_MATERIAL TO PROCESS_

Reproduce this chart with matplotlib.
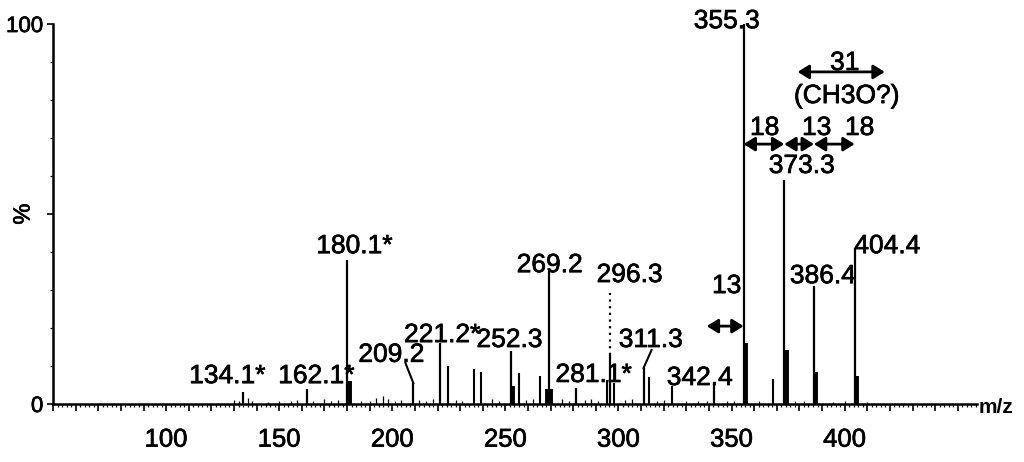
==
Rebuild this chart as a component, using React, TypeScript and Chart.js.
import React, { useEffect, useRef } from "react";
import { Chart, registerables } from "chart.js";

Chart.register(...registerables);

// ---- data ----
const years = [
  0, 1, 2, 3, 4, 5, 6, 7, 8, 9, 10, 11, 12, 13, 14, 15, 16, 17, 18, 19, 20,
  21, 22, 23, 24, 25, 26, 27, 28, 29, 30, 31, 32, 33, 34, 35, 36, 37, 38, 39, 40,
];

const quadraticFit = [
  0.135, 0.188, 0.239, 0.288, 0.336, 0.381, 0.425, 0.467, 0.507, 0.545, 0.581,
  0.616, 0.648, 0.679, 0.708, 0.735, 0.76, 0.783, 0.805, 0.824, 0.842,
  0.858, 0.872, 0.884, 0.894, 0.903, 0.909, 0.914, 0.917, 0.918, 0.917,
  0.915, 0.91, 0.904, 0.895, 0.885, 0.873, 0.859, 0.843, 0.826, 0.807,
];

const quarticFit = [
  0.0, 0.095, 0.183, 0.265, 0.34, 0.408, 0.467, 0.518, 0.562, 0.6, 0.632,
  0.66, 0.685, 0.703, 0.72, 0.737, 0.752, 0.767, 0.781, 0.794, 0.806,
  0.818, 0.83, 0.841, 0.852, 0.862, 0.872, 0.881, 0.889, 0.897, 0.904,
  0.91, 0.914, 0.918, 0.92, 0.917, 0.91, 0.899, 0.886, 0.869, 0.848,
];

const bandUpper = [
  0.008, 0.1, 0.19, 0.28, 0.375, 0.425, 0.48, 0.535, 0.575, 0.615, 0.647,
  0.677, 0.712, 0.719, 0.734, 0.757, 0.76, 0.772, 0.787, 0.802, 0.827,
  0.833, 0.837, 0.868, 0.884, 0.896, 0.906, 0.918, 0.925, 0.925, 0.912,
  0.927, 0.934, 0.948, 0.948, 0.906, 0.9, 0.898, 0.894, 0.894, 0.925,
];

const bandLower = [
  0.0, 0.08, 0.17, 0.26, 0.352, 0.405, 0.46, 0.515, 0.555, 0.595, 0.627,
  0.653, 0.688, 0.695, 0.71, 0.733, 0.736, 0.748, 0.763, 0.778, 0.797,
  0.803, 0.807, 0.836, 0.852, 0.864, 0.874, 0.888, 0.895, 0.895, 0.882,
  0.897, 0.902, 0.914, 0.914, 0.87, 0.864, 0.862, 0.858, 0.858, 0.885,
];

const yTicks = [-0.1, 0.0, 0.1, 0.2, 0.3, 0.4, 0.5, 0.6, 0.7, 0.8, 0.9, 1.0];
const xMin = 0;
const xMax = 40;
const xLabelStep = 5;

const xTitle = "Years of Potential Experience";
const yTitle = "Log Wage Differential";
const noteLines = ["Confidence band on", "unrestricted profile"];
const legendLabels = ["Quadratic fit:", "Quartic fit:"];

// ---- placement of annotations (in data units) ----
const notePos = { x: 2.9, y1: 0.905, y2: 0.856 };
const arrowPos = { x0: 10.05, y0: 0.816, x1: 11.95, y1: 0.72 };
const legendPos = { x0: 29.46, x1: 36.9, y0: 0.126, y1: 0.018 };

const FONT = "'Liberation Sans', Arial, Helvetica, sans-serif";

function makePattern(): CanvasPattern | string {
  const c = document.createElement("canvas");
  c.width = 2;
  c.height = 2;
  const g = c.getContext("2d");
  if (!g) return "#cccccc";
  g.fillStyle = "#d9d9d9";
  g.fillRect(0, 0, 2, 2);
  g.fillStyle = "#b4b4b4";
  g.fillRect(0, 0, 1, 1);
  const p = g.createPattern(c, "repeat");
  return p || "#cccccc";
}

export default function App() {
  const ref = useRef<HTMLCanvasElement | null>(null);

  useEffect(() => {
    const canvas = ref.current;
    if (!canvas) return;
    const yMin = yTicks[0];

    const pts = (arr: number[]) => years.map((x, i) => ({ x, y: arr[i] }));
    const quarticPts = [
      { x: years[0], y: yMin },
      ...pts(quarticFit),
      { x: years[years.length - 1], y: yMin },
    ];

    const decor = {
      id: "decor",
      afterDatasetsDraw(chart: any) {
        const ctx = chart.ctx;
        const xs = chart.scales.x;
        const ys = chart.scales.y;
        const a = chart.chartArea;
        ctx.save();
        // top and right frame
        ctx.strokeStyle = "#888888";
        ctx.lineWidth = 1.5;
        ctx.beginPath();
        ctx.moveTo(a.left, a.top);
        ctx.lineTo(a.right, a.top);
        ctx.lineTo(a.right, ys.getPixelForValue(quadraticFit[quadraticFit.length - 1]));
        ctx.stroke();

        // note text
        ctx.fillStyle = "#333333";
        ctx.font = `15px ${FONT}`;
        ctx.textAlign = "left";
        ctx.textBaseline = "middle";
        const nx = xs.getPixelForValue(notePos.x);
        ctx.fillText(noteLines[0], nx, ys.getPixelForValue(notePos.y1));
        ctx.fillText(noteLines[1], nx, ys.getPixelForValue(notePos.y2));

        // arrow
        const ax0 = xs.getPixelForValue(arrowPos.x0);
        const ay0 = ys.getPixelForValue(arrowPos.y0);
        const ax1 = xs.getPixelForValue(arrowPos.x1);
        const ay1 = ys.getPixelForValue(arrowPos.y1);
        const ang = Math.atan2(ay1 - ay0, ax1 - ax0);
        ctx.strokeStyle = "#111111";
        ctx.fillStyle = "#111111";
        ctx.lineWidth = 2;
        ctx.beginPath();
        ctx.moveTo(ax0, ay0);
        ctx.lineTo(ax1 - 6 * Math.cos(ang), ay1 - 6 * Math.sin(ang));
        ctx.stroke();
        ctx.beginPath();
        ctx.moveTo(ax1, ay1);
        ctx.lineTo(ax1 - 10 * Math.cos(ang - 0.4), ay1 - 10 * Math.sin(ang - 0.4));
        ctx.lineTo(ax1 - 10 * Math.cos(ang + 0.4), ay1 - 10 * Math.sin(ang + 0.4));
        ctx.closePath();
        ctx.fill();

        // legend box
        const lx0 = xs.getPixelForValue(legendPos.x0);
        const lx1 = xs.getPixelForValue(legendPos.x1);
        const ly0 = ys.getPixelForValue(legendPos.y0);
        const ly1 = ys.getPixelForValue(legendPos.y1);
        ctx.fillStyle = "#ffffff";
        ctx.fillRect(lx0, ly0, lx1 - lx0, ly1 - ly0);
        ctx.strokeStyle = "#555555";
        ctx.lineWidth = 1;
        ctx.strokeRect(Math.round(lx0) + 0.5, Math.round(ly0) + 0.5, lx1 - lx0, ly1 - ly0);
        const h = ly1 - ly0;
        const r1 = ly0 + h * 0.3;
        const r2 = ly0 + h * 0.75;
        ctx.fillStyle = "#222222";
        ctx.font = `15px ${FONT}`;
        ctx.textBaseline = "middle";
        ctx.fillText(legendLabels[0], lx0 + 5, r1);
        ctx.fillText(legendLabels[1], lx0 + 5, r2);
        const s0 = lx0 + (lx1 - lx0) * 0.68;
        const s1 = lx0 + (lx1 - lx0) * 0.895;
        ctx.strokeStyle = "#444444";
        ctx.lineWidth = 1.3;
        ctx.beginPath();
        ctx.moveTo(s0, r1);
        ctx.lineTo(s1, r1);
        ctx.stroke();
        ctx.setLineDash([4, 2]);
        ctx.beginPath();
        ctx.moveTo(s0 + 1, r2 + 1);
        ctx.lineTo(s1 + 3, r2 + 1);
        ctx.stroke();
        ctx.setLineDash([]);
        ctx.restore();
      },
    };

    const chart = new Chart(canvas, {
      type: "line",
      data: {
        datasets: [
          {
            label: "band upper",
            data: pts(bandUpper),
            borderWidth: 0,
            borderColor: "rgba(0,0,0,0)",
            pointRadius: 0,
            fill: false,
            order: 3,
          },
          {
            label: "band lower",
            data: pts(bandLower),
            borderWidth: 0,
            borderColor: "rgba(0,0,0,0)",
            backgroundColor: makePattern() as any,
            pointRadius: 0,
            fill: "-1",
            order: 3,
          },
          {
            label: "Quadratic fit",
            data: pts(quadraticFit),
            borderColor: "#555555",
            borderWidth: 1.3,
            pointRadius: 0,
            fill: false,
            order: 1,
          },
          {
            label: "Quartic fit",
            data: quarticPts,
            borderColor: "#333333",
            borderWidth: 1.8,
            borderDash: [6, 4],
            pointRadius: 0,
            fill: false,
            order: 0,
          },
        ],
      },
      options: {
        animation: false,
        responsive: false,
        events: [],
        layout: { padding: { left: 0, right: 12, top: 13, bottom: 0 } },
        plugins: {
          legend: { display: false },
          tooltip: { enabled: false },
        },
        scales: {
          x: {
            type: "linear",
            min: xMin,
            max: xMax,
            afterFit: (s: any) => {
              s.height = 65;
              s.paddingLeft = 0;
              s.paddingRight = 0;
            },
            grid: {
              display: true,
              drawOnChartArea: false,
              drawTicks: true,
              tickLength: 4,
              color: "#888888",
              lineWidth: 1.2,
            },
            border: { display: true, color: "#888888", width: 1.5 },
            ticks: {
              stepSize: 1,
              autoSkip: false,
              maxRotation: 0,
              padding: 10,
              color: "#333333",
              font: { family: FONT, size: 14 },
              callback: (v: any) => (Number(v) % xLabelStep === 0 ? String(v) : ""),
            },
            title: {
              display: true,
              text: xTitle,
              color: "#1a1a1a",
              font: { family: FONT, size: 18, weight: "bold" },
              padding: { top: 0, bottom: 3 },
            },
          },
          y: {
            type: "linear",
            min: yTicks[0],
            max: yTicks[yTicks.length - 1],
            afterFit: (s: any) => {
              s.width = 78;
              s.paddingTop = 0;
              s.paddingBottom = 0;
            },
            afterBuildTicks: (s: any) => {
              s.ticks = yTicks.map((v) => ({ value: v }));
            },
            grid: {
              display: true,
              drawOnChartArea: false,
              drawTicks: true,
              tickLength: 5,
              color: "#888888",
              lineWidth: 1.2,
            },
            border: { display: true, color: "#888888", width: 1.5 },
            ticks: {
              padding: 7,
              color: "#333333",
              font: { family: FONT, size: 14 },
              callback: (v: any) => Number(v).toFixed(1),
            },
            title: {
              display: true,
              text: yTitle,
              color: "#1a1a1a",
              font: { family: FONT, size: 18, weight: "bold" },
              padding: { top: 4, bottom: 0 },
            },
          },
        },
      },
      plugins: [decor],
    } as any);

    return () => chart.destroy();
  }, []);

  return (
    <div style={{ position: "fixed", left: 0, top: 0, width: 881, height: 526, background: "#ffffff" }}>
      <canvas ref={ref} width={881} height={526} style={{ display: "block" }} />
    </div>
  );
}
==
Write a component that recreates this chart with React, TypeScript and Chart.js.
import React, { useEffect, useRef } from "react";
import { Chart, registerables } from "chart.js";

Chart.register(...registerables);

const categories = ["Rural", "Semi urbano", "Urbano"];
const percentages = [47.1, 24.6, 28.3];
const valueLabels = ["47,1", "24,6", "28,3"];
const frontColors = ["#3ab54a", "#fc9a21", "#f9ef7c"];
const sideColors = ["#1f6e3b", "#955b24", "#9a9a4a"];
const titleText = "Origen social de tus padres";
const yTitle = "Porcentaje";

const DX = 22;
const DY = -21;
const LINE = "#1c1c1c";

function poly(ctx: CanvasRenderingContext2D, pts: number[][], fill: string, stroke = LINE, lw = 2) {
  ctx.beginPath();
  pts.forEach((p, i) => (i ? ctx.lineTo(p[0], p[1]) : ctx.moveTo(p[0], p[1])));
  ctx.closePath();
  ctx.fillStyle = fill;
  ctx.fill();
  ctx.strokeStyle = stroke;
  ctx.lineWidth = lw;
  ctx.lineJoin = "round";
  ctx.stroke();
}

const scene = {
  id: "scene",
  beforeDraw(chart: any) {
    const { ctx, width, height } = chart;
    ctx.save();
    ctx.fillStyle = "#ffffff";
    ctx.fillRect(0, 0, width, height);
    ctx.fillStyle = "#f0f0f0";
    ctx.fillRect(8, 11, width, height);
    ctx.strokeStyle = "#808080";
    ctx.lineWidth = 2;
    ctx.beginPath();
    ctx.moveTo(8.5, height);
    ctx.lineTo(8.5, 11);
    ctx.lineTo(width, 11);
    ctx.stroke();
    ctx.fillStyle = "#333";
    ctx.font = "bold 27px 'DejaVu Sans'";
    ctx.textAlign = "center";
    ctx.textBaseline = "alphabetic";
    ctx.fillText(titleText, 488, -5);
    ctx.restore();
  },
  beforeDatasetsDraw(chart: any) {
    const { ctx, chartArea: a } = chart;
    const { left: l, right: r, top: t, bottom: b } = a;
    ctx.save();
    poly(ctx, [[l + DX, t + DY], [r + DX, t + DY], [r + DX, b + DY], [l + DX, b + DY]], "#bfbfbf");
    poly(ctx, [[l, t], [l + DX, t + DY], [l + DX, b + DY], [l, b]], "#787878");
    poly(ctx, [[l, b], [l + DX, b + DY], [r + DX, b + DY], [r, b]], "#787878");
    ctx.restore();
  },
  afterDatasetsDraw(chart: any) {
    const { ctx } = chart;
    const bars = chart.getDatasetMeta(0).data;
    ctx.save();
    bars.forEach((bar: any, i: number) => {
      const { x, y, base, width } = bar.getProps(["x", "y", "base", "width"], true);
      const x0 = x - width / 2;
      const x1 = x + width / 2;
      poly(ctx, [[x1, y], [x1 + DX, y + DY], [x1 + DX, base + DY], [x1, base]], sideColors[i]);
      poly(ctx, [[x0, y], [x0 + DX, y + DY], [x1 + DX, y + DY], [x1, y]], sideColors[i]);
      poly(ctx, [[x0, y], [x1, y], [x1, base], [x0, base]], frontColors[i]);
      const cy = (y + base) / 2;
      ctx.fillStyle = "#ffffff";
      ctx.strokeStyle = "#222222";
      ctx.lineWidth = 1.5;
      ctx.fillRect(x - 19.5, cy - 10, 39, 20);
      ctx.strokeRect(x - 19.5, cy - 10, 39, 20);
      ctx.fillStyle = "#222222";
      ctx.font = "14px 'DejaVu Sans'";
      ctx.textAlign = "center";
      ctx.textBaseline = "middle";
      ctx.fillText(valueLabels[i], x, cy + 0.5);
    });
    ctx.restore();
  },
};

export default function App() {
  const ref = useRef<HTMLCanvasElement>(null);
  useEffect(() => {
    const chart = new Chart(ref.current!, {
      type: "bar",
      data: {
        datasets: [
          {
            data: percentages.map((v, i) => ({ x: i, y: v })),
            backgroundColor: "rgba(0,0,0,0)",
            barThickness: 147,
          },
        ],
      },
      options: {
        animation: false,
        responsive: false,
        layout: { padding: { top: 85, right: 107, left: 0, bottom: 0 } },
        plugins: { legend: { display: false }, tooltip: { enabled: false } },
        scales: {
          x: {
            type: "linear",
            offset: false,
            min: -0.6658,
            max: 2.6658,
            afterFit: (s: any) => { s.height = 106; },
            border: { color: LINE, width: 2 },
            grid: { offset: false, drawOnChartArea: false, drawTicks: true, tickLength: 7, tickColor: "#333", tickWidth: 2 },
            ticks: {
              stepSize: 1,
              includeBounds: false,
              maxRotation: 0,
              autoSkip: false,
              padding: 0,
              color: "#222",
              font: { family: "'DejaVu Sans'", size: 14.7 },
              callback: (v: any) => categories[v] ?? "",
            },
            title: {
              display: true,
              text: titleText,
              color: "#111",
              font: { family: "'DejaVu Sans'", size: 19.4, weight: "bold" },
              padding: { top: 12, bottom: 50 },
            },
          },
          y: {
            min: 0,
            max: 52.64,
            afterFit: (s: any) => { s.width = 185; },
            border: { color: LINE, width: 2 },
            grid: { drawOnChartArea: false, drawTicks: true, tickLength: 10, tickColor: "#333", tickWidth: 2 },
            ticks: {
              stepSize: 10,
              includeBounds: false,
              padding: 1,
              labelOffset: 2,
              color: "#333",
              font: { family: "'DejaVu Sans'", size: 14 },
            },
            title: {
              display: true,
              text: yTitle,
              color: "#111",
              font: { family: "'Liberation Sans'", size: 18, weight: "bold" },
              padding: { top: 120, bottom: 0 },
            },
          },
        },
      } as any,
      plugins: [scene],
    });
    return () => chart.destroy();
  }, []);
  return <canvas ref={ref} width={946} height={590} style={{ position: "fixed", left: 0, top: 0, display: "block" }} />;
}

_GIVEN PROBLEM_
In the listing above, locate the line containing "Rebuild this chart" and the line containing "const xLabelStep = 5;", then transcribe both and every line between them verbatim.

_RESULT FOR THIS EXERCISE_
Rebuild this chart as a component, using React, TypeScript and Chart.js.
import React, { useEffect, useRef } from "react";
import { Chart, registerables } from "chart.js";

Chart.register(...registerables);

// ---- data ----
const years = [
  0, 1, 2, 3, 4, 5, 6, 7, 8, 9, 10, 11, 12, 13, 14, 15, 16, 17, 18, 19, 20,
  21, 22, 23, 24, 25, 26, 27, 28, 29, 30, 31, 32, 33, 34, 35, 36, 37, 38, 39, 40,
];

const quadraticFit = [
  0.135, 0.188, 0.239, 0.288, 0.336, 0.381, 0.425, 0.467, 0.507, 0.545, 0.581,
  0.616, 0.648, 0.679, 0.708, 0.735, 0.76, 0.783, 0.805, 0.824, 0.842,
  0.858, 0.872, 0.884, 0.894, 0.903, 0.909, 0.914, 0.917, 0.918, 0.917,
  0.915, 0.91, 0.904, 0.895, 0.885, 0.873, 0.859, 0.843, 0.826, 0.807,
];

const quarticFit = [
  0.0, 0.095, 0.183, 0.265, 0.34, 0.408, 0.467, 0.518, 0.562, 0.6, 0.632,
  0.66, 0.685, 0.703, 0.72, 0.737, 0.752, 0.767, 0.781, 0.794, 0.806,
  0.818, 0.83, 0.841, 0.852, 0.862, 0.872, 0.881, 0.889, 0.897, 0.904,
  0.91, 0.914, 0.918, 0.92, 0.917, 0.91, 0.899, 0.886, 0.869, 0.848,
];

const bandUpper = [
  0.008, 0.1, 0.19, 0.28, 0.375, 0.425, 0.48, 0.535, 0.575, 0.615, 0.647,
  0.677, 0.712, 0.719, 0.734, 0.757, 0.76, 0.772, 0.787, 0.802, 0.827,
  0.833, 0.837, 0.868, 0.884, 0.896, 0.906, 0.918, 0.925, 0.925, 0.912,
  0.927, 0.934, 0.948, 0.948, 0.906, 0.9, 0.898, 0.894, 0.894, 0.925,
];

const bandLower = [
  0.0, 0.08, 0.17, 0.26, 0.352, 0.405, 0.46, 0.515, 0.555, 0.595, 0.627,
  0.653, 0.688, 0.695, 0.71, 0.733, 0.736, 0.748, 0.763, 0.778, 0.797,
  0.803, 0.807, 0.836, 0.852, 0.864, 0.874, 0.888, 0.895, 0.895, 0.882,
  0.897, 0.902, 0.914, 0.914, 0.87, 0.864, 0.862, 0.858, 0.858, 0.885,
];

const yTicks = [-0.1, 0.0, 0.1, 0.2, 0.3, 0.4, 0.5, 0.6, 0.7, 0.8, 0.9, 1.0];
const xMin = 0;
const xMax = 40;
const xLabelStep = 5;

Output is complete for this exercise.